The Group successfully met Homes England's (HE) Strategic Partnership (SP) 'start on site' milestone with all 1,500 funded homes commencing construction by March 2026 - this includes 122 homes at The Folly, Cheltenham, 130 homes in Stalbridge, Dorset and 95 homes in Lewes, East Sussex. We were also able to increase the SP by a further 25 homes, securing extra grant into the programme. Further funding has also been secured for 202 homes through HE Bridge programme - the' start on site' milestone is March 2027. We are proposing to submit a bid to HE for a new SP from the Social and Affordable Homes Programme 2026-36, and if successful this will support our growing land and community led programmes. Total grant received over the past year from HE, the Greater London Authority and from local authorities is £43.6m.

Aster remains a leader in community-led housing. Our CLT programme continues to grow, with 9 schemes currently on site - a combination of land and developer-led projects, which will deliver 189 homes. This includes a project with Transition Homes CLT in South Hams, Devon where all 39 homes will achieve EPC A, and projects in North Devon including with Woolacombe and Mortehoe CLT where land was purchased from the National Trust.

We continue to expand our homes in London with the completion of our scheme in Silvertown - 62 homes, and continue to maintain strong relationships with national and regional housebuilders focusing on partners with a proven track record for quality and delivery.

The Social and Affordable Homes Programme 2026-36 is welcomed, as well as the proposed low interest loans from the National Housing Bank, which will bring extra capacity to the sector. However, the planning system and the general operating environment together with the potential effects of the Iran war remain one of our biggest challenges.

 

 

Board and executive team changes

Aster Group Ltd: The members of the Executive Board are Bjorn Howard, Chris Benn, Rachel Credidio, Dawn Fowler-Stevens, Emma O'Shea and Amanda Williams.

During the year, with several members reaching the maximum permitted term of nine years, the Board underwent the following Non-Executive Director changes:

·    7 September 2025 - Clive Barnett stepped down from the Board

·    1 October 2025 - Tracey Peters stepped down from the Board

·    7 November 2025 - Caroline Wehrle stepped down from the Board

·    31 March 2026 - Claire Whitaker CBE stepped down from the Board.

 

We extend our sincere thanks to Clive, Tracey, Caroline and Claire for their outstanding contributions and dedicated service to Aster throughout their terms.

The following Non-Executive Director appointments were subsequently made:

·    8 September 2025 - Richard Hughes

·    1 October 2025 - Nicola Frayne

·    8 November 2025 - Mat Cooling

 

Aster Treasury plc: There were no changes to the membership of the Board.

 

 

Aster Group credit rating and governance

Aster Group Limited is rated A (Negative outlook) by Standard and Poor's (December 2025) and G1/V2 by the Regulator of Social Housing (December 2025).

 

 

Notes:

¹ Demonstrates the profitability of operating assets before exceptional expenses. Defined as operating profit, excluding surplus on sale of property, plant and equipment, as a percentage of total turnover.

 

² Demonstrates the profitability of social housing operating assets before exceptional expenses.
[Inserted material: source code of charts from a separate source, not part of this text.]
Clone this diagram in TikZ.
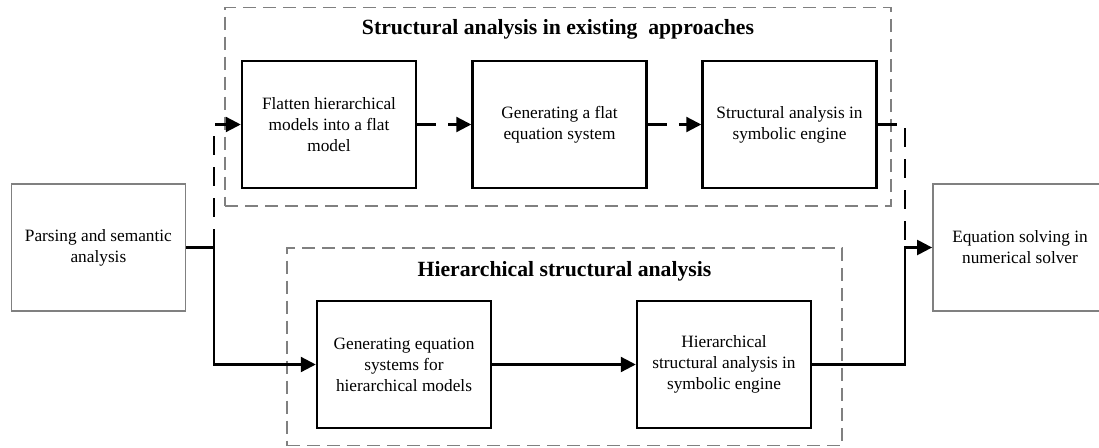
\documentclass[tikz,border=0pt]{standalone}
\usepackage{fontspec}
\setmainfont{Liberation Serif}
\usetikzlibrary{arrows.meta}
\begin{document}
\begin{tikzpicture}[x=1pt,y=-1pt,
  bodyfont/.style={font=\fontsize{17.3}{21}\selectfont},
  stepbox/.style={draw=black, line width=2.5pt, minimum width=174pt, minimum height=127pt, inner sep=0pt, align=center, bodyfont},
  endbox/.style={draw=black!50, line width=1.8pt, minimum width=174pt, minimum height=127pt, inner sep=0pt, align=center, bodyfont},
  groupbox/.style={draw=black!50, line width=1.6pt, dash pattern=on 13pt off 7pt, inner sep=0pt},
  grouptitle/.style={font=\fontsize{21.7}{26}\selectfont\bfseries, inner sep=0pt, anchor=base},
  conn/.style={line width=2.3pt, line join=miter},
  arr/.style={-{Triangle[length=15pt,width=15pt]}},
  dconn/.style={line width=2.3pt, line join=miter, dash pattern=on 19pt off 12pt},
]
\useasboundingbox (0,0) rectangle (1099,447);
\clip (0,0) rectangle (1099,447);
\fill[white] (0,0) rectangle (1099,447);

% group containers
\node[groupbox, minimum width=666pt, minimum height=198.7pt] (gtop) at (558,106.65) {};
\node[groupbox, minimum width=555pt, minimum height=197.5pt] (gbot) at (564.5,346.75) {};
\node[grouptitle] (ttop) at (558,34) {Structural analysis in existing\ \ approaches};
\node[grouptitle] (tbot) at (564.5,276) {Hierarchical structural analysis};

% end boxes
\node[endbox] (P) at (98.4,247.5) {Parsing and semantic\\analysis};
\node[endbox] (Q) at (1020,247.5) {Equation solving in\\numerical solver};

% top row
\node[stepbox] (A) at (329,124.5) {Flatten hierarchical\\models into a flat\\model};
\node[stepbox] (B) at (559.5,124.5) {Generating a flat\\equation system};
\node[stepbox] (C) at (789.5,124.5) {Structural analysis in\\symbolic engine};

% bottom row
\node[stepbox] (D) at (404,364.5) {Generating equation\\systems for\\hierarchical models};
\node[stepbox] (E) at (724,364.5) {Hierarchical\\structural analysis in\\symbolic engine};

% junctions
\coordinate (j1) at (214,247.5);
\coordinate (j2) at (905,247.5);

% connectors
\draw[conn] (P.east) -- (j1);
\draw[conn,arr] (j1) |- (D.west);
\draw[conn,arr] (D.east) -- (E.west);
\draw[dconn,arr] (j1) |- (A.west);
\draw[dconn,arr] (A.east) -- (B.west);
\draw[dconn,arr] (B.east) -- (C.west);
\draw[dconn] (C.east) -| (j2);
\draw[conn,arr] (E.east) -| (j2) -- (Q.west);
\end{tikzpicture}
\end{document}
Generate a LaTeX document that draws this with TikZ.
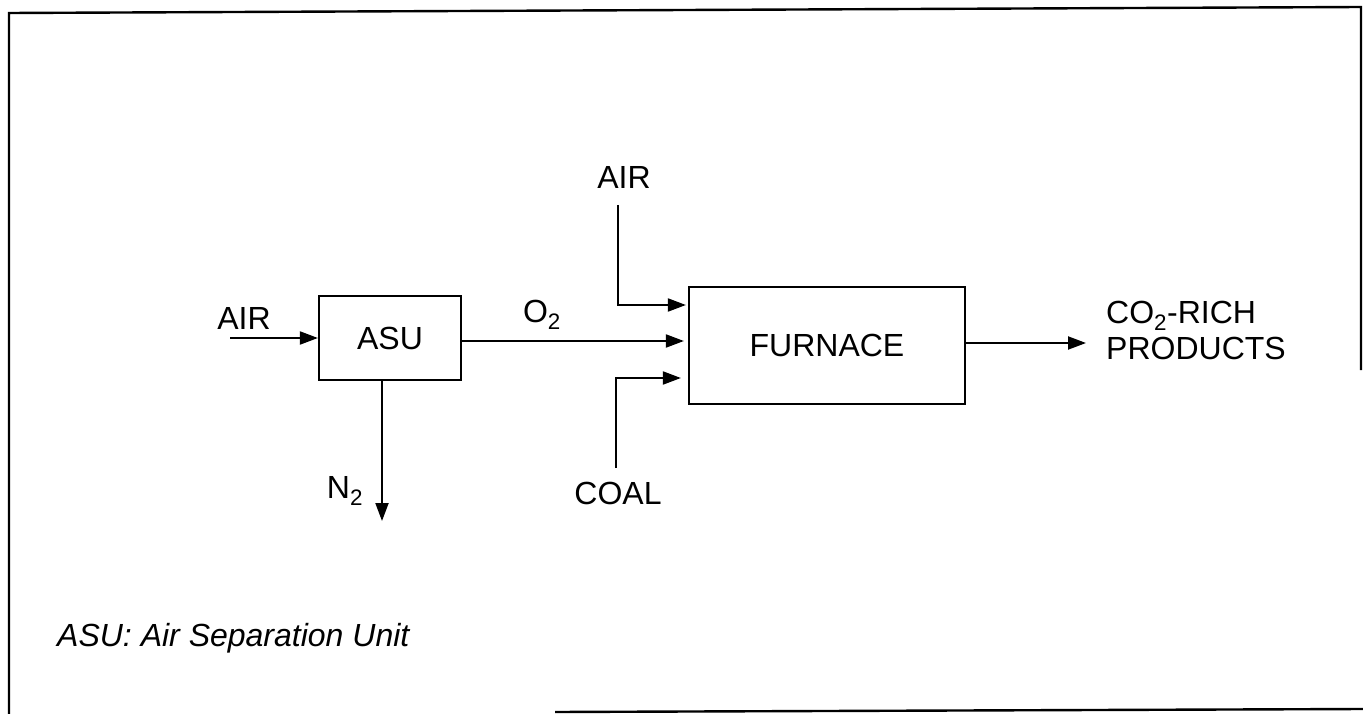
\documentclass[tikz,border=0pt]{standalone}
\usepackage{fontspec}
\setmainfont{Liberation Sans}
\usetikzlibrary{arrows.meta}
\begin{document}
\begin{tikzpicture}[x=1pt,y=-1pt,
  every node/.style={font=\fontsize{32}{32}\selectfont, inner sep=0pt},
  box/.style={draw, line width=2.2pt},
  flow/.style={line width=2pt, -{Triangle[length=18pt,width=13pt]}},
  frame/.style={line width=2.4pt}]
\useasboundingbox (0,0) rectangle (1363,714);
% frame
\draw[frame] (9,714) -- (9,13) -- (1361,7) -- (1361,370);
\draw[frame] (555,712) -- (1363,709);
% boxes
\node[box, minimum width=142pt, minimum height=84pt] (asu) at (390,338) {ASU};
\node[box, minimum width=276pt, minimum height=117pt] (furn) at (827,345.5) {FURNACE};
% labels
\node (airL) at (244,318) {AIR};
\node (o2) at (542,315) {O\textsubscript{2}};
\node (n2) at (345,491) {N\textsubscript{2}};
\node (airT) at (624,177) {AIR};
\node (coal) at (618,493) {COAL};
\node[anchor=west, align=left, font=\fontsize{32}{36}\selectfont] (prod) at (1106,330) {CO\textsubscript{2}-RICH\\PRODUCTS};
\node[anchor=west, font=\fontsize{32}{32}\selectfont\itshape] (note) at (57,638) {ASU: Air Separation Unit};
% coordinates
\coordinate (airin) at (230,338);
\coordinate (n2end) at (382,521);
\coordinate (airtop) at (618,205);
\coordinate (coalbot) at (616,468);
\coordinate (prodtip) at (1086,343);
% connectors
\draw[flow] (airin) -- (asu.west|-airin);
\draw[flow, shorten >=4pt] (asu.east|-0,341) -- (furn.west|-0,341);
\draw[flow] (asu.south-|n2end) -- (n2end);
\draw[flow, shorten >=2pt] (airtop) |- (furn.west|-0,305);
\draw[flow, shorten >=7pt] (coalbot) |- (furn.west|-0,378);
\draw[flow] (furn.east|-prodtip) -- (prodtip);
\end{tikzpicture}
\end{document}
Defined as operating profit derived from social housing activities, excluding surplus on sale of property, plant and equipment, as a percentage of total turnover.

 

³ Seeks to measure the level of surplus generated compared to interest payable. It is a key indicator for liquidity and investment capacity. EBITDA MRI is Earning before interest, tax, depreciation, amortisation, excluding profit on disposal of property, plant and equipment, but including the cost of capitalised major repairs (major repairs included). Interest includes the group's interest payable plus interest capitalised during the year but excluding interest on the net pension liabilities.

 

⁴ Calculated as net debt (loans less cash) as a proportion of social housing assets. Shows how much of the social housing assets are made up of debt, and the degree of dependence on debt finance. It also sets out the potential capacity for further borrowing which can be used to fund the future development of new housing.

 

For more information, please contact:

Chris Benn, Chief Financial Officer - Chris.benn@aster.co.uk

https://www.aster.co.uk/corporate/about-us/investor-relations

 

 

Disclaimer

The information contained herein (the "Trading Update") has been prepared by Aster Group Limited (the "Parent") and its subsidiaries (the "Group"), including Aster Treasury plc (the "Issuer") and is for information purposes only. The information contained in the Trading Update is unaudited.
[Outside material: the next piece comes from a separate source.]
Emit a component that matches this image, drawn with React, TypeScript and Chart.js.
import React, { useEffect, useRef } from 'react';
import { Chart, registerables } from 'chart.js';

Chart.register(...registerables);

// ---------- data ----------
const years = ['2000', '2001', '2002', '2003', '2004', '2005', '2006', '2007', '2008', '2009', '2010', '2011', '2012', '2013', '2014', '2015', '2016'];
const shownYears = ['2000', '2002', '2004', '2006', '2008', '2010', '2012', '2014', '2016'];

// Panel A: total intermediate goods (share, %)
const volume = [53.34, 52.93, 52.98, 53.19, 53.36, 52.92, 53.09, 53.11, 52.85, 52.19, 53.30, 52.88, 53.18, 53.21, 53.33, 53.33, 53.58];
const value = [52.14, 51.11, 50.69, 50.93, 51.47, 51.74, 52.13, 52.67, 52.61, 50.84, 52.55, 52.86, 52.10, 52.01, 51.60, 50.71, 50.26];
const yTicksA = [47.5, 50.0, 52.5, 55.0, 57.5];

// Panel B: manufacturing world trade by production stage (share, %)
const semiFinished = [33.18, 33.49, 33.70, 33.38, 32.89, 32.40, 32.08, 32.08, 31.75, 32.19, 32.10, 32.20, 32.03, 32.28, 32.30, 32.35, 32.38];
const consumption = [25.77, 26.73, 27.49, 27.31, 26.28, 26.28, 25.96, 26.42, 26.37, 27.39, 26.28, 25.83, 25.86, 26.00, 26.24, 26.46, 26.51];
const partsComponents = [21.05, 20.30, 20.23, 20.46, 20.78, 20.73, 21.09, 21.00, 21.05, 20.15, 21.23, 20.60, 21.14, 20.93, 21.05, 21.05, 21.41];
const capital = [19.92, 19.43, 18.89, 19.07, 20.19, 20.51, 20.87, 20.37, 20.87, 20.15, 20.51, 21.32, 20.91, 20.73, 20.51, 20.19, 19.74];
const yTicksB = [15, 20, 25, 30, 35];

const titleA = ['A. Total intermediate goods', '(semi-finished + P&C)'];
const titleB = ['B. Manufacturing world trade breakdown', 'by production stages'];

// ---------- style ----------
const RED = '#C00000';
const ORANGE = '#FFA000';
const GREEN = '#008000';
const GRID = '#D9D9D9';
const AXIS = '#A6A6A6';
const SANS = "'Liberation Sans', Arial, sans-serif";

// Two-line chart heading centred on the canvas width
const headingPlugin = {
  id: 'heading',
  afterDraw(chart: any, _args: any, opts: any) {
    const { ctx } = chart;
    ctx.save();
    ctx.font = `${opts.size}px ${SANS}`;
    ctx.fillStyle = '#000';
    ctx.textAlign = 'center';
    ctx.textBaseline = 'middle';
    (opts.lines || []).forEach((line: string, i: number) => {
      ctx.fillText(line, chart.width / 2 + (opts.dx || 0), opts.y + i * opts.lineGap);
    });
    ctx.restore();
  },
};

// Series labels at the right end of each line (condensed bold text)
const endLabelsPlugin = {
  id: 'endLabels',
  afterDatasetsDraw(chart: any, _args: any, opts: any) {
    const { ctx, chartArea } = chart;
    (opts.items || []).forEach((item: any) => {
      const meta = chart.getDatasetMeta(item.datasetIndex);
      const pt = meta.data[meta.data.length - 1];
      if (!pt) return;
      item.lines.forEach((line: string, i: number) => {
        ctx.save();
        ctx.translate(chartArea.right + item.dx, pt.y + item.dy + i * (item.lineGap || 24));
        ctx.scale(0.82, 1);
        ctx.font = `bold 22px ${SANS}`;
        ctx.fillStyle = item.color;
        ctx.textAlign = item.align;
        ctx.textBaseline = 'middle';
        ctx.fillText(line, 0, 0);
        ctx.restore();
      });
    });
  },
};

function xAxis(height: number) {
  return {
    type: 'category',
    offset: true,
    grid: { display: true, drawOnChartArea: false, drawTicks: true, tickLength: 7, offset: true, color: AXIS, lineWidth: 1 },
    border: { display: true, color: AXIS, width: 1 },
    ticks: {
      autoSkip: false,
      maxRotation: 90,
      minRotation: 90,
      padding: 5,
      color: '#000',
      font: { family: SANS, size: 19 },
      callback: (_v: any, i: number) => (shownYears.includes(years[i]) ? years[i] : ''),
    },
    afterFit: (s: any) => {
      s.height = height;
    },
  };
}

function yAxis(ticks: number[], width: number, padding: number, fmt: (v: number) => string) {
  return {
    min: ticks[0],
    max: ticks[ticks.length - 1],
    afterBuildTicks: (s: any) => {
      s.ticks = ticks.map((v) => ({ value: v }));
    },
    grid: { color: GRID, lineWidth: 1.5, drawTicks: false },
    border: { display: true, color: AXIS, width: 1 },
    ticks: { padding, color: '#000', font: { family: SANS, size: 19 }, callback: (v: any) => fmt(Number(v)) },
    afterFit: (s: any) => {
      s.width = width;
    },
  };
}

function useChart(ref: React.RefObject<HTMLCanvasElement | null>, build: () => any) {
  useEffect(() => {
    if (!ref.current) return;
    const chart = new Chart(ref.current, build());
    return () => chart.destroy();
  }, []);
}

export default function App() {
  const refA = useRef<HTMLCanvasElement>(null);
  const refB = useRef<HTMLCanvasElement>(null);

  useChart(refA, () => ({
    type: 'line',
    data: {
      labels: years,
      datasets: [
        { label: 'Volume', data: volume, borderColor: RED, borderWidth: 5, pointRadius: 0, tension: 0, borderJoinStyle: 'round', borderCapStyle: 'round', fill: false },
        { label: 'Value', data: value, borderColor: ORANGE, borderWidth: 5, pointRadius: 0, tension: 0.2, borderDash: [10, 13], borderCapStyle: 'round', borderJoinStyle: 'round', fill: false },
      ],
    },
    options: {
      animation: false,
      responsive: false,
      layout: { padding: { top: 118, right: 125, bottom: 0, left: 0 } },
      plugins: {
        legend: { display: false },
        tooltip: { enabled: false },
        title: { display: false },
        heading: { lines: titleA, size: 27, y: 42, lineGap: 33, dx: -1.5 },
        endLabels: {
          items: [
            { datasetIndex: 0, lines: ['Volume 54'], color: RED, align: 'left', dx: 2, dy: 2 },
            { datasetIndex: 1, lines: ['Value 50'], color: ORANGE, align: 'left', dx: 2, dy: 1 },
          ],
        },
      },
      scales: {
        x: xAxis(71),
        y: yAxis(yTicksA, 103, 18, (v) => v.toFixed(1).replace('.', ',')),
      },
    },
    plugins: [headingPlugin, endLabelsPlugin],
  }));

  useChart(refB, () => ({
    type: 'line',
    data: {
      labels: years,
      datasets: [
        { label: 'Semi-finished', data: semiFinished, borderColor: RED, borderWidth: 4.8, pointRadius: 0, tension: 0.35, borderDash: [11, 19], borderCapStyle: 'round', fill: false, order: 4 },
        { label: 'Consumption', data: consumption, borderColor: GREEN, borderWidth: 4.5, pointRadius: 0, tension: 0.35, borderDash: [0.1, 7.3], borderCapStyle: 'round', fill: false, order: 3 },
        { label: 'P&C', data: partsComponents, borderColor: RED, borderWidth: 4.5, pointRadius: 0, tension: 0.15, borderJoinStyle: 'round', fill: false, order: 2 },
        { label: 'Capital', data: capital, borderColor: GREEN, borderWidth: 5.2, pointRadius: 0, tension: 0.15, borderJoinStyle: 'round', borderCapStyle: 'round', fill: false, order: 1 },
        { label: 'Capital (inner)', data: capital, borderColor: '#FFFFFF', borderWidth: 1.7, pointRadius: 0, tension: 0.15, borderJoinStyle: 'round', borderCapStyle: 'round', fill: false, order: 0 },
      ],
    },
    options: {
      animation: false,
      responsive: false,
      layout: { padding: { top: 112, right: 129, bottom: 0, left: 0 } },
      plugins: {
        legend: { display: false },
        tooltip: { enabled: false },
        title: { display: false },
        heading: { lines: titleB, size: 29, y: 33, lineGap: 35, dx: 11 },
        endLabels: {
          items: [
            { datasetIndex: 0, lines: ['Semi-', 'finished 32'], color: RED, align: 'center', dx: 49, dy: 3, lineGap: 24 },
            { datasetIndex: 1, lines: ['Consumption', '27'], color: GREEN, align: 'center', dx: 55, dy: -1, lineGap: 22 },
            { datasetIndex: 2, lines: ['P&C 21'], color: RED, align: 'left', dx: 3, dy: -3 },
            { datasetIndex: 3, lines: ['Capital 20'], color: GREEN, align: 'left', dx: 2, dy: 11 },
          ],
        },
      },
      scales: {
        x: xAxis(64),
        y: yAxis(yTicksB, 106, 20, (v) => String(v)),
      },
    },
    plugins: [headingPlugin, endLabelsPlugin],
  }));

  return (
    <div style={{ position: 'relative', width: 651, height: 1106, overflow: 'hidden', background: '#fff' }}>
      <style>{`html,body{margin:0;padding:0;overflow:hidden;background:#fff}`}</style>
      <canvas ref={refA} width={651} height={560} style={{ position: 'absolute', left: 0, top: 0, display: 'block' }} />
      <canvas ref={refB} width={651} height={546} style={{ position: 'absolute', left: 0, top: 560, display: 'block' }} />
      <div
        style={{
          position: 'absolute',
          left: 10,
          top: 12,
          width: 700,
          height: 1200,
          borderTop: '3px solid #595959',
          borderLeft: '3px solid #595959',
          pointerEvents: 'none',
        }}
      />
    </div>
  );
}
The Trading Update should not be construed as an offer or solicitation to buy or sell any securities issued by the Parent, the Issuer or any other member of the Group, or any interest in any such securities, and nothing herein should be construed as a recommendation or advice to invest in any such securities.

Statements in the Trading Update, including those regarding possible or assumed future (or other) performance of the Group as a whole or any member of it, industry growth or other trend projections may constitute forward-looking statements and as such involve risks and uncertainties that may cause actual results, performance or developments to differ materially from those expressed or implied by such forward-looking statements. Accordingly, no assurance is given that such forward-looking statements will prove to have been correct. They speak only as at the date of the Trading Update and neither the Parent nor any other member of the Group undertakes any obligation to update or revise any forward-looking statements, whether as a result of new information, future developments, occurrence of unanticipated events or otherwise. The information contained in the Trading Update is unaudited. Trading Updates may be based on Management Accounts rather than draft financial statements so may not take into account all consolidation and other adjustments as required for the financial statements. These include, but are not limited to, corporation tax, fair value of investment properties, fair values relating to business combinations, balance sheet reclassifications between fixed and current asset housing stock and defined benefit pension costs such as interest and current service cost adjustments. The group does not anticipate these adjustments will have a material effect on the outputs.

None of the Parent, any member of the Group or anyone else is under any obligation to update or keep current the information contained in the Trading Update. The information in the Trading Update is subject to verification, does not purport to be comprehensive, is provided as at the date of the Trading Update and is subject to change without notice.

No reliance should be placed on the information or any projections, targets, estimates or forecasts and nothing in the Trading Update is or should be relied on as a promise or representation as to the future. No statement in the Trading Update is intended to be a profit estimate or forecast. No representation or warranty, express or implied, is given by or on behalf of the Parent, any other member of the Group or any of their respective directors, officers, employees, advisers, agents or any other persons as to the accuracy or validity of the information or opinions contained in the Trading Update (and whether any information has been omitted from the Trading Update). The Trading Update does not constitute legal, tax, accounting or investment advice.